The Chalet du Bois Flotté built by BOOM TOWN to mimic the first homes every built along the St Lawrence Valley
By Courtney • May 29, 2019
Amidst the stunning waterside greenery of La Malbaie in Canada, innovative designers and architectural teams at BOOM TOWN has created The Chalet du Bois Flotté in the image of the first homes originally built all along the St Lawrence Valley.
In English, the home is aptly named The Driftwood Chalet. It sits delicately on a gently sloping terrace of land, overlooking Cap-a-l’Aigle and the Malbaie River. The view provided by this vantage point affords the home a breathtaking view of the river’s winding shape and slow tides. The chalet features the traditional gabled roof and rectangular structure of those original historical homes it’s intended to emulate so closely.
The chalet consists of two clear but seamlessly connected volume. These are joined at right angles to each other in order to create a full structure that looks refined even as it appears rustic. The roof, which is made of locally sourced steel, extends in certain places to provide coverage over the edges of the walls, contrasting well with the cedar of the gables.

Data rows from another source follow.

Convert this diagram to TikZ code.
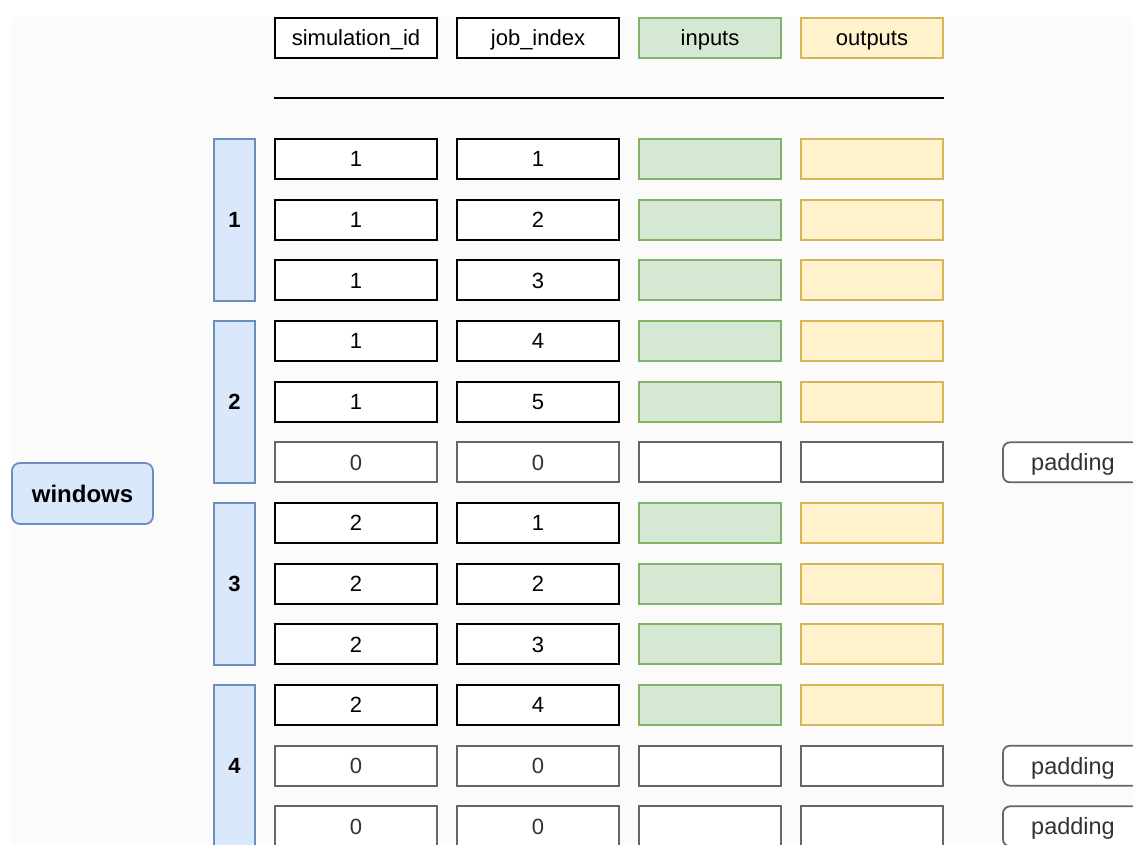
\documentclass[tikz,border=0pt]{standalone}
\usepackage{fontspec}
\setmainfont{Liberation Sans}
\definecolor{pagegray}{HTML}{FBFBFB}
\definecolor{greenfill}{HTML}{D5E8D4}
\definecolor{greenline}{HTML}{82B366}
\definecolor{yellowfill}{HTML}{FFF2CC}
\definecolor{yellowline}{HTML}{D6B656}
\definecolor{bluefill}{HTML}{DAE8FC}
\definecolor{blueline}{HTML}{6C8EBF}
\definecolor{padline}{HTML}{666666}
\definecolor{padtext}{HTML}{333333}
\begin{document}
\begin{tikzpicture}[x=1pt,y=-1pt,
  cellbase/.style={draw, line width=2pt, inner sep=0pt, minimum height=40pt,
    text height=15.8pt, text depth=0pt, font=\fontsize{22}{26}\selectfont},
  idcell/.style={cellbase, fill=white, minimum width=162pt},
  incell/.style={cellbase, draw=greenline, fill=greenfill, minimum width=142pt},
  outcell/.style={cellbase, draw=yellowline, fill=yellowfill, minimum width=142pt},
  padid/.style={cellbase, draw=padline, fill=white, text=padtext, minimum width=162pt, line width=1.8pt},
  padio/.style={cellbase, draw=padline, fill=white, minimum width=142pt, line width=1.8pt},
  winbar/.style={draw=blueline, fill=bluefill, line width=1.8pt, inner sep=0pt,
    minimum width=41pt, minimum height=162pt, text height=15.8pt, text depth=0pt,
    font=\bfseries\fontsize{22}{26}\selectfont},
  padnote/.style={draw=padline, fill=white, text=padtext, rounded corners=7pt, line width=1.8pt,
    inner sep=0pt, minimum width=140pt, minimum height=40pt, text height=16.8pt, text depth=0pt,
    font=\fontsize{23.5}{28}\selectfont},
  winlabel/.style={draw=blueline, fill=bluefill, rounded corners=8pt, line width=1.8pt,
    inner sep=0pt, minimum width=141pt, minimum height=61pt, text height=17.2pt, text depth=0pt,
    font=\bfseries\fontsize{24}{28}\selectfont}
]
\useasboundingbox (0,0) rectangle (1133,844);
\fill[white] (0,0) rectangle (1133,844);
\fill[pagegray] (11,17) rectangle (1133,844);

% column headers
\node[idcell]  (hsim) at (356,38) {simulation\_id};
\node[idcell]  (hjob) at (538,38) {job\_index};
\node[incell]  (hin)  at (710,38) {inputs};
\node[outcell] (hout) at (872,38) {outputs};
\draw[line width=2pt] (hsim.west |- 0,98) -- (hout.east |- 0,98);

% data rows: simulation id, job index (0/0 marks a padded row)
\foreach \r/\s/\j in {0/1/1, 1/1/2, 2/1/3, 3/1/4, 4/1/5, 6/2/1, 7/2/2, 8/2/3, 9/2/4} {
  \pgfmathsetmacro{\yy}{159+182*\r/3}
  \node[idcell]  (sim\r) at (356,\yy) {\s};
  \node[idcell]  (job\r) at (538,\yy) {\j};
  \node[incell]  (in\r)  at (710,\yy) {};
  \node[outcell] (out\r) at (872,\yy) {};
}
\foreach \r in {5, 10, 11} {
  \pgfmathsetmacro{\yy}{159+182*\r/3}
  \node[padid] (sim\r) at (356,\yy) {0};
  \node[padid] (job\r) at (538,\yy) {0};
  \node[padio] (in\r)  at (710,\yy) {};
  \node[padio] (out\r) at (872,\yy) {};
  \node[padnote] (pad\r) at (1073,\yy) {padding};
}

% windows of three rows each
\foreach \w in {1,2,3,4} {
  \node[winbar] (win\w) at (234.5,{220+182*(\w-1)}) {\w};
}
\node[winlabel] (windows) at (82.5,493.5) {windows};
\end{tikzpicture}
\end{document}
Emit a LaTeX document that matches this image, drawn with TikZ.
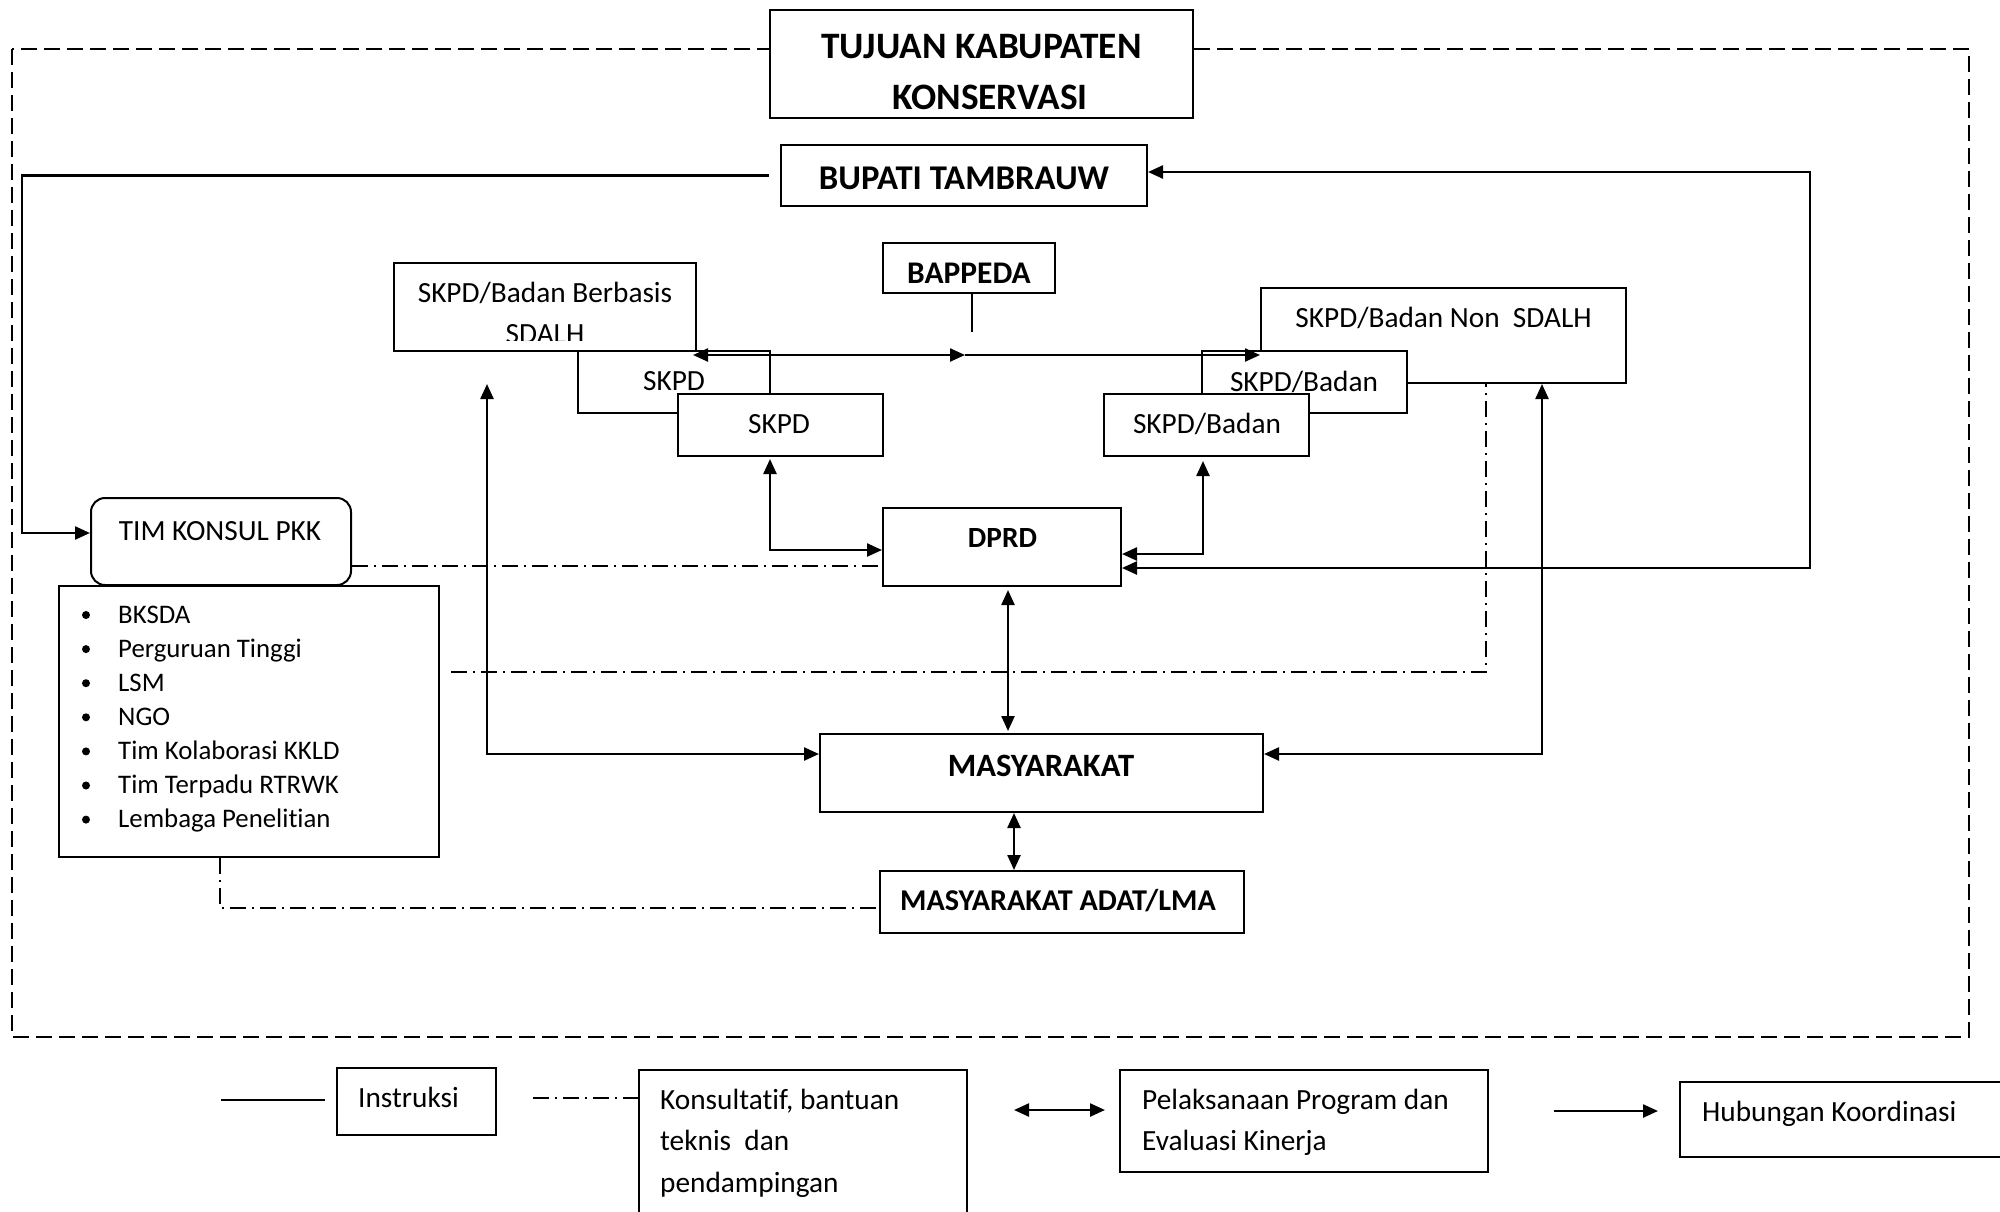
\documentclass[tikz,border=0pt]{standalone}
\usepackage{fontspec}
\setmainfont{Carlito}[Ligatures=NoCommon]
\usetikzlibrary{arrows.meta}
\newcommand\szA{\fontsize{29.3}{35}\selectfont}
\newcommand\szB{\fontsize{31.5}{37}\selectfont\bfseries}
\newcommand\szC{\fontsize{34.7}{41}\selectfont\bfseries}
\newcommand\szD{\fontsize{37.3}{44}\selectfont\bfseries}
\newcommand\szE{\fontsize{29.3}{35}\selectfont\bfseries}
\newcommand\szF{\fontsize{26.8}{32}\selectfont}
\newcommand\szG{\fontsize{32.6}{39}\selectfont\bfseries}
\newcommand\szH{\fontsize{30.2}{36}\selectfont\bfseries}
\begin{document}
\begin{tikzpicture}[x=1pt,y=-1pt,
  box/.style={draw, line width=2pt, fill=white, inner sep=0pt, rectangle},
  conn/.style={line width=2.4pt},
  ar/.style={-{Triangle[length=15pt,width=13pt]}},
  dar/.style={{Triangle[length=15pt,width=13pt]}-{Triangle[length=15pt,width=13pt]}},
  dd/.style={line width=2pt, dash pattern=on 16pt off 6pt on 2pt off 6pt},
  outer/.style={line width=2pt, dash pattern=on 16pt off 7pt},
  lbl/.style={anchor=base, inner sep=0pt, font=\szA},
  bul/.style={circle, fill, inner sep=0pt, minimum size=8pt}]

\useasboundingbox (0,0) rectangle (2000,1211);
\clip (0,0) rectangle (2000,1211);

% outer dashed frame
\draw[outer] (12,49) rectangle (1969,1037);

% boxes
\node[box, minimum width=423pt, minimum height=108pt] (title) at (981.5,64) {};
\node[box, minimum width=366pt, minimum height=61pt] (bupati) at (964,175.5) {};
\node[box, minimum width=172pt, minimum height=50pt] (bappeda) at (969,268) {};
\node[box, minimum width=302pt, minimum height=88pt] (sdalhA) at (545,307) {};
\node[box, minimum width=192pt, minimum height=62pt] (skpdA2) at (674,382) {};
\node[box, minimum width=205pt, minimum height=62pt] (skpdA1) at (780.5,425) {};
\node[box, minimum width=365pt, minimum height=95pt] (sdalhB) at (1443.5,335.5) {};
\node[box, minimum width=205pt, minimum height=62pt] (skpdB2) at (1304.5,382) {};
\node[box, minimum width=205pt, minimum height=62pt] (skpdB1) at (1206.5,425) {};
\node[box, minimum width=238pt, minimum height=78pt] (dprd) at (1002,547) {};
\node[box, minimum width=380pt, minimum height=271pt] (list) at (249,721.5) {};
\node[box, rounded corners=14pt, minimum width=260pt, minimum height=87pt] (timkonsul) at (221,541.5) {};
\node[box, minimum width=443pt, minimum height=78pt] (masy) at (1041.5,773) {};
\node[box, minimum width=364pt, minimum height=62pt] (adat) at (1062,902) {};
% legend boxes
\node[box, minimum width=159pt, minimum height=67pt] (instr) at (416.5,1101.5) {};
\node[box, minimum width=328pt, minimum height=170pt] (kons) at (803,1155) {};
\node[box, minimum width=368pt, minimum height=102pt] (pel) at (1304,1121) {};
\node[box, minimum width=340pt, minimum height=75pt] (hub) at (1850,1119.5) {};

% helper levels
\coordinate (yK) at (0,533);
\coordinate (yBp) at (0,172);
\coordinate (yD1) at (0,568);
\coordinate (yD2) at (0,554);
\coordinate (yD3) at (0,550);
\coordinate (yDD) at (0,566);
\coordinate (yH) at (0,355);
\coordinate (yM) at (0,754);
\coordinate (yA) at (0,908);
\coordinate (hm) at (965,355);
\coordinate (bpEnd) at (972,332);
\coordinate (ddL) at (451,672);
\coordinate (lv) at (487,384);

% connectors
\draw[conn, ar] ([xshift=-11pt]bupati.west) -| (22,533) -- (timkonsul.west |- yK);
\draw[conn, dar] (dprd.east |- yD1) -- (1810,568) -- (1810,172) -- (bupati.east |- yBp);
\draw[line width=1.2pt] ([xshift=3pt]bappeda.south) -- (bpEnd);
\draw[conn, dar] ([xshift=-4pt]sdalhA.east |- yH) -- (hm);
\draw[conn, ar] (hm) -- (sdalhB.west |- yH);
\draw[conn, dar] ([xshift=-10.5pt, yshift=-2pt]skpdA1.south) |- (dprd.west |- yD3);
\draw[conn, dar] ([xshift=-3.5pt, yshift=-4pt]skpdB1.south) |- (dprd.east |- yD2);
\draw[dd] (timkonsul.east |- yDD) -- (dprd.west |- yDD);
\draw[dd] (ddL) -| ([xshift=42.5pt]sdalhB.south);
\draw[dd] ([xshift=-29pt]list.south) |- (adat.west |- yA);
\draw[conn, dar] (lv) |- (masy.west |- yM);
\draw[conn, dar] ([xshift=98.5pt]sdalhB.south) |- (masy.east |- yM);
\draw[conn, dar] ([xshift=6pt, yshift=-3pt]dprd.south) -- ([xshift=-33.5pt, yshift=2pt]masy.north);
\draw[conn, dar] ([xshift=-27.5pt]masy.south) -- ([xshift=-48pt]adat.north);

% legend lines
\coordinate (s1) at (221,1100);
\coordinate (s2) at (325,1100);
\coordinate (d1) at (533,1098);
\coordinate (p1) at (1014,1110);
\coordinate (p2) at (1105,1110);
\coordinate (h1) at (1554,1111);
\coordinate (h2) at (1658,1111);
\draw[line width=2pt] (s1) -- (s2);
\draw[dd] (d1) -- (kons.west |- d1);
\draw[conn, dar] (p1) -- (p2);
\draw[conn, ar] (h1) -- (h2);

% texts
\node[lbl, font=\szD] (t1) at (981.5,58) {TUJUAN KABUPATEN};
\node[lbl, font=\szD] (t2) at (990,109) {KONSERVASI};
\node[lbl, font=\szC] (tbu) at (964,189) {BUPATI TAMBRAUW};
\node[lbl, font=\szB] (tbp) at (969,283) {BAPPEDA};
\node[lbl] (tsa1) at (545,302) {SKPD/Badan Berbasis};
\begin{scope}
\clip (394,263) rectangle (696,340);
\node[lbl] (tsa2) at (545,343) {SDALH};
\end{scope}
\node[lbl] (tka2) at (674,390) {SKPD};
\node[lbl] (tka1) at (779,433) {SKPD};
\node[lbl] (tsb) at (1443.5,327) {SKPD/Badan Non\ \ SDALH};
\node[lbl] (tkb2) at (1304,391) {SKPD/Badan};
\node[lbl] (tkb1) at (1207,433) {SKPD/Badan};
\node[lbl, font=\szE] (tdp) at (1002.5,547) {DPRD};
\node[lbl] (ttk) at (220,540) {TIM KONSUL PKK};
\node[lbl, font=\szG] (tms) at (1041,776) {MASYARAKAT};
\node[lbl, font=\szH] (tad) at (1058,910) {MASYARAKAT ADAT/LMA};

% list
\node[bul] (b1) at (86,615) {};
\node[bul] (b2) at (86,649.1) {};
\node[bul] (b3) at (86,683.2) {};
\node[bul] (b4) at (86,717.3) {};
\node[bul] (b5) at (86,751.4) {};
\node[bul] (b6) at (86,785.5) {};
\node[bul] (b7) at (86,819.6) {};
\node[lbl, font=\szF, anchor=base west] (l1) at (118,623) {BKSDA};
\node[lbl, font=\szF, anchor=base west] (l2) at (118,657.1) {Perguruan Tinggi};
\node[lbl, font=\szF, anchor=base west] (l3) at (118,691.2) {LSM};
\node[lbl, font=\szF, anchor=base west] (l4) at (118,725.3) {NGO};
\node[lbl, font=\szF, anchor=base west] (l5) at (118,759.4) {Tim Kolaborasi KKLD};
\node[lbl, font=\szF, anchor=base west] (l6) at (118,793.5) {Tim Terpadu RTRWK};
\node[lbl, font=\szF, anchor=base west] (l7) at (118,827.6) {Lembaga Penelit\kern0pt ian};

% legend texts
\node[lbl, anchor=base west] (lg1) at (358,1107) {Instruksi};
\node[lbl, anchor=base west] (lg2a) at (660,1109) {Konsultat\kern0pt if, bantuan};
\node[lbl, anchor=base west] (lg2b) at (660,1150) {teknis\ \ dan};
\node[lbl, anchor=base west] (lg2c) at (660,1192) {pendampingan};
\node[lbl, anchor=base west] (lg3a) at (1142,1109) {Pelaksanaan Program dan};
\node[lbl, anchor=base west] (lg3b) at (1142,1150) {Evaluasi Kinerja};
\node[lbl, anchor=base west] (lg4) at (1702,1121) {Hubungan Koordinasi};
\end{tikzpicture}
\end{document}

The chalet was built with not just the possibility of wear and weathering in mind, but rather the purposeful intention of accommodating it and letting it become part of the building’s character and aesthetic. Designers used cedar partially for the way that contact with the fresh sea air will gradually oxidize it, giving it that particularly lovely silvery quality that is so characteristic and notorious in seaside dwellings.
The way the chalet is nestled into the land terrance on which it sits lets the indoor spaces it provides merge seamlessly with the outdoors for a stunning indoor-outdoor blending experience. This is particularly true where the two volumes of the house meet. All around the outer walls, large windows provide unparalleled views and give the interior spaces abundant light.
The strategic use of metal contrasted with light cedar wood undoubtedly gives the home a sense of authenticity, but also a sort of charming pre-worn quality, almost like it’s actually made of driftwood that has been carried by the currents of the water it overlooks. It is impressive but modest nestled into the landscape, contributing to the beauty rather than interrupting it.
The inside of the house is similarly modern and rustic at once, providing all the amenities of contemporary living with that same authentic looking rustic character. The decor scheme is typical of Scandinavian approaches to interiors. The floors are polished concrete from the entrance all the way to the full hight glass wall that makes up the entire Western face and opens the communal living spaces into the outdoor environment surrounding the house.
Set below the main public spaces, lower down the slope, lie the children’s rooms. These are not, however, just bedrooms for sleeping. This portion of the house is an entire level meant for play and relaxation. From here to the main living room, a moveable ladder leads onto the mezzanine level, giving little ones a fun way to scramble upwards for meals or school.